Rows from a dataset:
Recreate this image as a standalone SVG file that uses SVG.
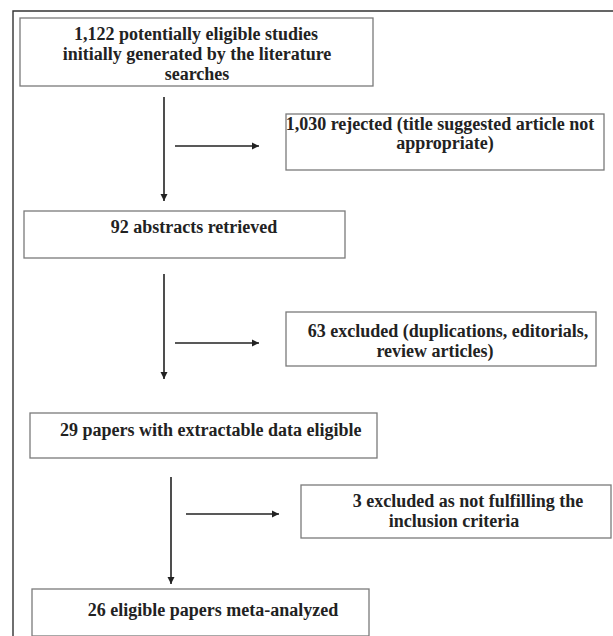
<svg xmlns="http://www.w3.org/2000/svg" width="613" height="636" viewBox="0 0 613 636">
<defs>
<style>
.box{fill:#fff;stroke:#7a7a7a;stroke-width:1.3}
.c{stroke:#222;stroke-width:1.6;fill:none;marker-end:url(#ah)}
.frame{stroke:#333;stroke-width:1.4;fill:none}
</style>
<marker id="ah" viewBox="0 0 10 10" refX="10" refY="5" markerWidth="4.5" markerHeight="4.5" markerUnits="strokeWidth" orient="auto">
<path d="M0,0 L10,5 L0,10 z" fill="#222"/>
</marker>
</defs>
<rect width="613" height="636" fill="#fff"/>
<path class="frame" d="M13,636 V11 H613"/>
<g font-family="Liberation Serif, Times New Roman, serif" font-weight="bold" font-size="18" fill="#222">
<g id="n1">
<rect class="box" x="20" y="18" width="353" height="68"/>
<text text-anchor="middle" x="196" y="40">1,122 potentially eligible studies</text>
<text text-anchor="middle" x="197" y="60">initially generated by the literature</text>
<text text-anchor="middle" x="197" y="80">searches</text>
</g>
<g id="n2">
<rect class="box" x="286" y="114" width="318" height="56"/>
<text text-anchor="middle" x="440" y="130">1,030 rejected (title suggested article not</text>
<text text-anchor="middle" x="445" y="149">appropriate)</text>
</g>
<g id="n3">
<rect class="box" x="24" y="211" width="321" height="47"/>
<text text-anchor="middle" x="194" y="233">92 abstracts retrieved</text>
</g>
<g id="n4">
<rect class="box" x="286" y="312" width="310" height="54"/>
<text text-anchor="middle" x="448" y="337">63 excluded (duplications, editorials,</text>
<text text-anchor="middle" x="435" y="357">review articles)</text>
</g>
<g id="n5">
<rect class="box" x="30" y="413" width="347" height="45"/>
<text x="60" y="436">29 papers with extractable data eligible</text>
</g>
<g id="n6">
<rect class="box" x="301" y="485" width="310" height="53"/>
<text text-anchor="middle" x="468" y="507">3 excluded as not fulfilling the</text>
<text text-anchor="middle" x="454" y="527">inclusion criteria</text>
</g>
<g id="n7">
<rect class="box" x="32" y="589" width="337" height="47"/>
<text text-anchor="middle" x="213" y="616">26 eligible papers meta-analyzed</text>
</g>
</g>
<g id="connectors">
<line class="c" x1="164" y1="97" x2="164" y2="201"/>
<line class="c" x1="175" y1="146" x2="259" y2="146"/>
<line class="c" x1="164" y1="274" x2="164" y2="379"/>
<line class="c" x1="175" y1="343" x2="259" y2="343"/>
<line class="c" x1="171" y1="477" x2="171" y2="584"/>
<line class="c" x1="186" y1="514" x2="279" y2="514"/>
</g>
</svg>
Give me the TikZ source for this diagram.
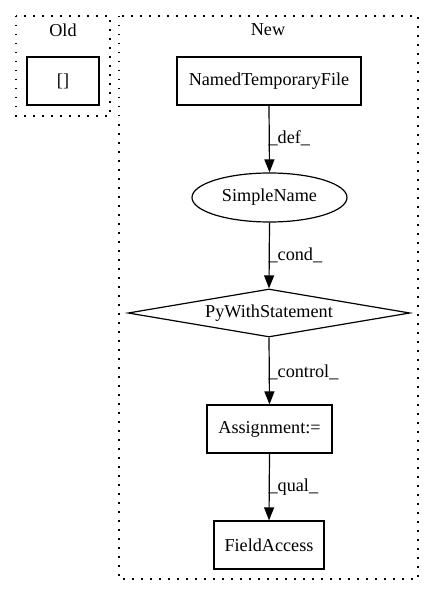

— Short problem —
Take every line above carrying "this" and return it.

— The result —
Recreate this image as a standalone SVG file that uses SVG.
Give me the TikZ source for this diagram.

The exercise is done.